Une voix qu’ils veulent faire taire

Programmeur et blogueur, Alaa Abdel Fattah est l’une des principales voix des manifestations de 2011 qui ont renversé le gouvernement Moubarak après trois décennies au pouvoir. Sa première arrestation post-révolution a eu lieu le 30 octobre 2011. Le procureur militaire l’a placé en détention pour avoir écrit l’article "To Be With the Martyrs, for that is Far Better", suite au massacre de Maspero au cours duquel l’armée a tué 26 manifestants coptes au Caire. Le 28 novembre 2013, Alaa Abdel Fattah est à nouveau arrêté et condamné à 5 ans de prison. Sa libération en mars 2019 n’a été que partielle, l’obligeant à passer ses nuits en détention dans un poste de police à Dokki pendant 5 ans. Mais seulement quelques mois plus tard, en septembre 2019, le blogueur a été à nouveau arrêté et condamné à 5 ans supplémentaires de prison. Il est derrière les barreaux depuis lors.

Alaa Abdel Fattah, qui a obtenu la citoyenneté britannique en avril 2022 grâce à la nationalité de sa mère, a demandé à plusieurs reprises au gouvernement britannique d’intervenir en sa faveur. Et plusieurs responsables ont déclaré avoir évoqué son cas avec des homologues égyptiens, notamment l’ancienne Première ministre Liz Truss, en sa qualité de ministre des Affaires étrangères, qui a affirmé qu’elle "travaillait très dur pour sa libération".

Sa sœur, Sanaa Seif, est actuellement engagée dans un sit-in de 20 jours devant le ministère des Affaires étrangères à Londres, jusqu’au début de la COP, dans l’espoir d’attirer l’attention du ministre des Affaires étrangères et du Premier ministre - aucun d’eux n’a encore rencontré la famille malgré la nécessité d’une intervention diplomatique urgente.

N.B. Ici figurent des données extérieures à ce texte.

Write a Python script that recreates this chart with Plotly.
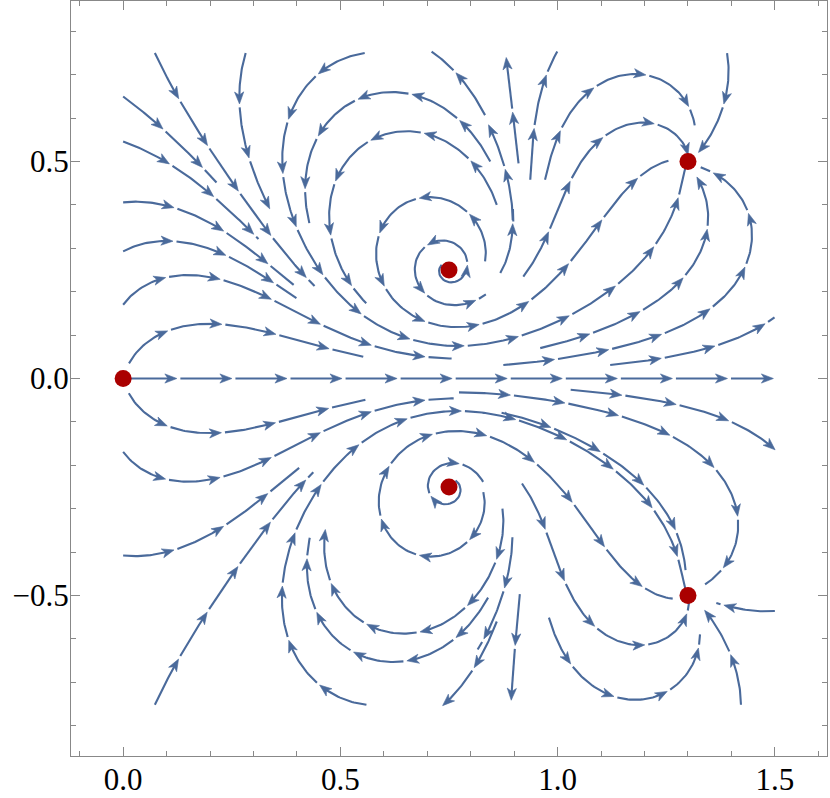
import numpy as np
import plotly.graph_objects as go

# ---------------- data ----------------
# equilibrium points (red dots)
fixed_x = [0.0, 0.75, 0.75, 1.3, 1.3]
fixed_y = [0.0, 0.25, -0.25, 0.5, -0.5]

# streamline start points (upstream end) and end points (nan = stop near other lines)
start_x = [0.005, 0.0135, 0.0, 0.0, 0.0, 0.0, 0.0, 0.073, 0.282, 0.556,
           0.845, 0.86, 0.833, 0.733, 0.833, 0.910, 0.937, 0.971, 0.921, 0.868,
           0.898, 1.121, 0.875, 0.96, 1.390,
           0.013, 0.0, 0.773, 1.030, 0.871, 0.0, 0.073, 0.560, 0.86, 0.913,
           0.896, 1.422, 1.5, 0.829, 0.84, 0.98, 0.918, 0.873, 0.765]
start_y = [0.0, 0.035, 0.170, 0.293, 0.406, 0.546, 0.650, 0.750, 0.750, 0.750,
           0.50, 0.40, 0.27, 0.262, 0.607, 0.496, 0.458, 0.458, 0.235, 0.243,
           0.362, 0.031, 0.031, 0.07, 0.750,
           -0.034, -0.169, -0.032, -0.026, -0.079, -0.408, -0.752, -0.752, -0.56, -0.497,
           -0.366, -0.752, -0.536, -0.262, -0.505, -0.551, -0.242, -0.30, -0.235]
end_x = [1.497, 0.553, 0.756, 0.411, 0.40, 0.311, 0.215, 0.441, 0.338, 1.295,
         0.426, 0.560, 1.255, 0.833, 0.702, 0.879, 1.013, 1.317, 1.298, np.nan,
         np.nan, 1.497, 1.325, np.nan, 1.31,
         0.558, 0.761, 1.344, 1.5, 1.332, 0.403, 0.437, 1.298, 0.705, 0.884,
         1.019, 1.355, 1.365, 1.265, 0.426, 1.333, 1.29, 0.487, np.nan]
end_y = [0.0, 0.051, 0.045, 0.204, 0.225, 0.321, 0.452, 0.214, 0.389, 0.49,
         0.358, 0.174, 0.50, 0.197, 0.75, 0.75, 0.75, 0.584, 0.515, np.nan,
         np.nan, 0.143, 0.475, np.nan, 0.52,
         -0.049, -0.046, -0.482, -0.173, -0.439, -0.204, -0.215, -0.49, -0.752, -0.752,
         -0.752, -0.52, -0.52, -0.505, -0.366, -0.59, -0.51, -0.343, np.nan]

x_ticks = [0.0, 0.5, 1.0, 1.5]
y_ticks = [-0.5, 0.0, 0.5]

# ---------------- vector field with the equilibria as its zeros ----------------
roots = np.array(fixed_x) + 1j * np.array(fixed_y)
deriv = np.array([np.prod([r - q for q in roots if q != r]) for r in roots])
sinks = roots[deriv.real < 0]


def vel(z):
    return np.prod(z - roots)


def unit(z):
    v = vel(z)
    m = abs(v)
    return v / m if m > 1e-14 else 0j


X0, X1, Y0, Y1 = 0.0, 1.5, -0.75, 0.75
H = 0.0012


def integrate(z0, max_len=6.0):
    pts = [z0]
    z = z0
    for _ in range(int(max_len / H)):
        k1 = unit(z)
        k2 = unit(z + 0.5 * H * k1)
        k3 = unit(z + 0.5 * H * k2)
        k4 = unit(z + H * k3)
        z = z + H / 6 * (k1 + 2 * k2 + 2 * k3 + k4)
        if z.real < X0 - 0.004 or z.real > X1 + 0.004 or z.imag < Y0 - 0.004 or z.imag > Y1 + 0.004:
            break
        pts.append(z)
        if np.min(np.abs(z - sinks)) < 0.006:
            break
    return np.array(pts)


paths = []
cloud = np.zeros(0, dtype=complex)
D_TEST = 0.024
for sx, sy, ex, ey in zip(start_x, start_y, end_x, end_y):
    p = integrate(complex(sx, sy))
    if not np.isnan(ex):
        d = np.abs(p - complex(ex, ey))
        cut = None
        tol = 0.02
        for i in range(1, len(d) - 1):
            if d[i] < tol and d[i] <= d[i + 1] and d[i] <= d[i - 1]:
                cut = i
                break
        if cut is None:
            cut = int(np.argmin(d))
        p = p[:cut + 1]
    else:
        if len(cloud):
            skip = int(0.03 / H)
            cut = len(p)
            for i in range(skip, len(p), 4):
                if np.min(np.abs(cloud - p[i])) < D_TEST:
                    cut = i
                    break
            p = p[:cut]
    paths.append(p)
    cloud = np.concatenate([cloud, p[::3]])

# ---------------- split into arrowed segments (pixel space) ----------------
S = 434.0
SEG = 55.0
GAP = 3.5
AL = 12.0
HW = 4.6
NOTCH = 3.2

lx, ly, ax, ay = [], [], [], []
for p in paths:
    if len(p) < 3:
        continue
    X = p.real * S
    Y = p.imag * S
    ds = np.hypot(np.diff(X), np.diff(Y))
    s = np.concatenate([[0], np.cumsum(ds)])
    tot = s[-1]

    def at(v):
        return np.interp(v, s, X), np.interp(v, s, Y)

    k = 0
    while k * SEG < tot - 1:
        a = k * SEG
        b = (k + 1) * SEG - GAP
        arrow = True
        if b > tot:
            b = tot
            arrow = (tot - a) > 0.75 * SEG
        line_end = b - AL * 0.6 if arrow else b
        ss = np.linspace(a, line_end, max(3, int((line_end - a) / 2)))
        px, py = at(ss)
        lx.extend(list(px / S) + [None])
        ly.extend(list(py / S) + [None])
        if arrow:
            tx, ty = at(b)
            bx, by = at(b - 4)
            ux, uy = tx - bx, ty - by
            m = np.hypot(ux, uy) or 1
            ux, uy = ux / m, uy / m
            nx, ny = -uy, ux
            poly = [(tx, ty),
                    (tx - AL * ux + HW * nx, ty - AL * uy + HW * ny),
                    (tx - (AL - NOTCH) * ux, ty - (AL - NOTCH) * uy),
                    (tx - AL * ux - HW * nx, ty - AL * uy - HW * ny),
                    (tx, ty)]
            ax.extend([q[0] / S for q in poly] + [None])
            ay.extend([q[1] / S for q in poly] + [None])
        k += 1

COL = "#4a6a9b"
fig = go.Figure()
fig.add_trace(go.Scatter(x=lx, y=ly, mode="lines", line=dict(color=COL, width=2.1),
                         hoverinfo="skip", showlegend=False))
fig.add_trace(go.Scatter(x=ax, y=ay, mode="lines", fill="toself", fillcolor=COL,
                         line=dict(color=COL, width=0.6), hoverinfo="skip", showlegend=False))
fig.add_trace(go.Scatter(x=fixed_x, y=fixed_y, mode="markers",
                         marker=dict(color="#aa0000", size=17, line=dict(width=0)),
                         hoverinfo="skip", showlegend=False))

axis_common = dict(showgrid=False, zeroline=False, showline=True, linecolor="#888888", linewidth=1.2,
                   mirror="ticks", ticks="inside", ticklen=9, tickwidth=1.2, tickcolor="#888888",
                   tickfont=dict(family="Liberation Serif", size=31, color="black"),
                   minor=dict(ticks="inside", ticklen=5, tickwidth=1.2, tickcolor="#888888", dtick=0.1,
                              showgrid=False))
fig.update_xaxes(range=[-0.12, 1.62], tickvals=x_ticks, ticktext=[f"{v:.1f}" for v in x_ticks],
                 ticklabelstandoff=-4, **axis_common)
fig.update_yaxes(range=[-0.87, 0.87], tickvals=y_ticks,
                 ticktext=[f"{v:.1f}".replace("-", "\u2212") for v in y_ticks],
                 ticklabelstandoff=-5, **axis_common)
fig.update_layout(width=830, height=798, margin=dict(l=71, r=3, t=1, b=42, autoexpand=False),
                  plot_bgcolor="white", paper_bgcolor="white")
fig.write_html("out.html", config={"displayModeBar": False},
               post_script="document.body.style.margin='0px';")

Du côté égyptien, le gouvernement s’est obstiné à minimiser, voire à nier, la grève de la faim du blogueur. Sa sœur Mona Seif a accusé les autorités de falsifier les rapports sur l’état de santé de son frère et a mis le gouvernement au défi de diffuser des images d’Alaa depuis sa cellule de prison.

Lorsqu’elle a appris la nouvelle de la décision radicale de son frère, elle a écrit sur Facebook : "Alaa a déjà gagné cette bataille. S’il s’en sort vivant et nous rejoint, nous, sa famille, en sécurité. Alors il l’aura fait en utilisant uniquement son corps et ses mots. Elle ajoute : S’il ne s’en sort pas et meurt en prison, son corps dira au monde entier quelle bande de menteurs vous êtes tous : des créatures inhumaines et impitoyables auxquelles on ne devrait pas confier une plante, et encore moins des gens ou l’avenir de cette planète."

Un message du président égyptien à l’approche de la COP 27

Malgré la pression internationale croissante à l’approche de la conférence sur le climat, le gouvernement égyptien reste ferme dans sa volonté d’étouffer les journalistes indépendants.

Sept jours avant la COP, les autorités égyptiennes ont arrêté un autre journaliste. Manal Ajrameh, rédactrice en chef adjointe du célèbre hebdomadaire Al-Iza’a Wa Al-Television (’’La radio et la télévision’’), a été arrêtée à son domicile le 1er novembre au matin pour des raisons inconnues, dans ce qui ne peut être compris que comme une réponse retentissante de la part du gouvernement aux appels à la libération des prisonniers en Égypte.

Le 24 octobre, le président Abdel Fattah Al-Sissi a interrompu un talk-showsur la chaîne Al Oula pour exprimer sa colère concernant une brève intervention dans l’émission d’un membre de l’opposition. Pendant une heure et 18 minutes, le président a parlé sans interruption, donnant des leçons au journaliste sur le rôle des médias tout en proférant des menaces voilées à l’endroit des journalistes critiques.

Ces incidents surviennent alors que le gouvernement égyptien tente de redorer son image auprès des dirigeants et des investisseurs étrangers. Aux côtés de Manal Ajrameh, 22 autres journalistes sont actuellement enfermés dans les prisons égyptiennes, la plupart sans procès, accusés de "diffusion de fausses nouvelles" ou d’"adhésion à des organisations illégales".

En juin, RSF a publié un rapport intitulé Les marionnettes du président Al-Sissi, les présentateurs TV en campagne contre le journalisme montrant comment les principaux présentateurs de télévision pro-gouvernementaux et les médias contrôlés par l’État en Égypte sont utilisés pour lancer puis amplifier des campagnes de dénigrement contre les quelques journalistes encore critiques envers le gouvernement.